O que era, de facto, o Volkswagen Type 3?
Era já um carro mais "burguês", se é que o termo não é demasiado forte. Decomposto em mais do que uma carroçaria, viva o luxo, apresentava-se como um três-volumes clássico (bagageira + habitáculo + compartimento do motor, e aqui a ordem dos fatores não é arbitrária, já lá iremos), apelidado pelos alemães Limousine (sedan para os anglófonos e berline para os francófonos); também como uma carrinha de três ou de cinco portas, a Variant, um nome que perdura até aos nossos dias; mais um Fastback de duas portas e dotado de uma silhueta desportiva, que desce do tejadilho até à traseira; e até, pasme-se!, sob a forma de um Cabriolet. Sim, os alemães, os derrotados, já podiam apreciar as benesses do "open air motoring" dos vencedores, os britânicos – e, convenhamos, o termo na língua de Shakespeare é bastante mais agradável do que o teutónico "Autofahren unter freiem Himmel". Note-se que o Type 1 já tinha tido direito a um descapotável, mas isso era uma transformação efetuada pela Karmann, um dos "carroçadores" acreditados pela marca. Com o Type 3, isso passou a fazer parte do catálogo oficial do modelo.

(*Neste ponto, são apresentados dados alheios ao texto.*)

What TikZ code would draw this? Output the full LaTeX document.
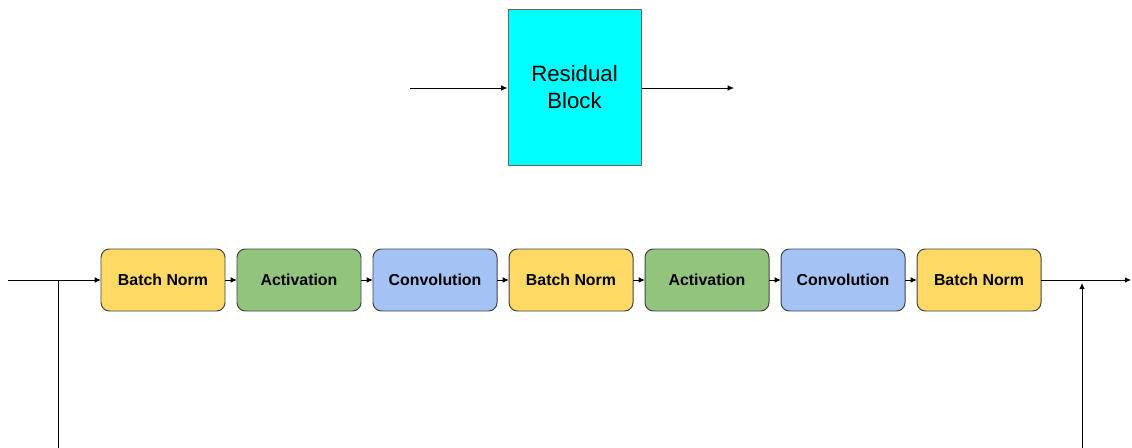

Vivia-se ainda a era do "tudo-atrás"
A indústria automóvel era dominada pela tração traseira (embora a dianteira já existisse há décadas, ainda eram poucos os modelos que a usavam) e era bastante comum o conceito do "tudo-atrás": motor e caixa de velocidades sobre o eixo traseiro, o que deixava a dianteira como espaço privilegiado para bagagens – privilegiado e o único disponível, para dizer a verdade. O Volkswagen Type 3 não foi exceção, tal como os seus antecessores e tal como muitos dos seus concorrentes diretos: Fiat 500 e 600, Renault Dauphine e Caravelle, Simca, NSU, eram várias as marcas a adotar esta arquitetura. O tamanho, esse, inflacionou (4.34 m de comprimento por 1.61 de largura e 1.47 de altura) em relação ao Type 1, embora a distância entre eixos se mantivesse exatamente igual – não admira, o châssis-plataforma era o mesmo. O peso também subiu (880 kg contra os 800 do "original"), fruto de mais equipamento e de um interior menos espartano. As performances e os consumos estavam em linha com o que se produzia na época: 125 km/h de velocidade máxima e 8.4 litros/100.
O adeus às armas
Esta geração Type 3 manteve-se em funções até 1973, altura em que a Volkswagen já ansiava por um substituto para o Type 1, o célebre Carocha. Esse substituto viria a ser o Golf, mas sobre ele aguardaremos pela efeméride respetiva. Já a carrinha Variant ganhou asas próprias e viria a evoluir até dar lugar a um novo modelo, que se mantém até aos nossos dias: o Passat.
A produção do Type 3 cruzou o Atlântico até ao Brasil, onde se manteve durante mais alguns anos e de onde, inclusivamente, ainda se forneceu o mercado europeu. A versão de três volumes foi um ‘flop’ e ganhou mesmo a célebre alcunha de "Zé do Caixão", uma personagem de filmes de terror. Já o Fastback registou maior sucesso e manteve-se em produção até 1976. Mas a versão Variant foi, de longe, a mais bem sucedida, sendo fabricada de 1969 a 1981 (já, então, com uma segunda geração Variant II, mais moderna). Ao todo, a Volkswagen fabricou cerca de três milhões de unidades do Type 3 – longe dos 21 milhões do Type 1, mas esse é caso único na história do automóvel. Ainda assim, é um modelo a relembrar neste 2021 tão rico em efemérides.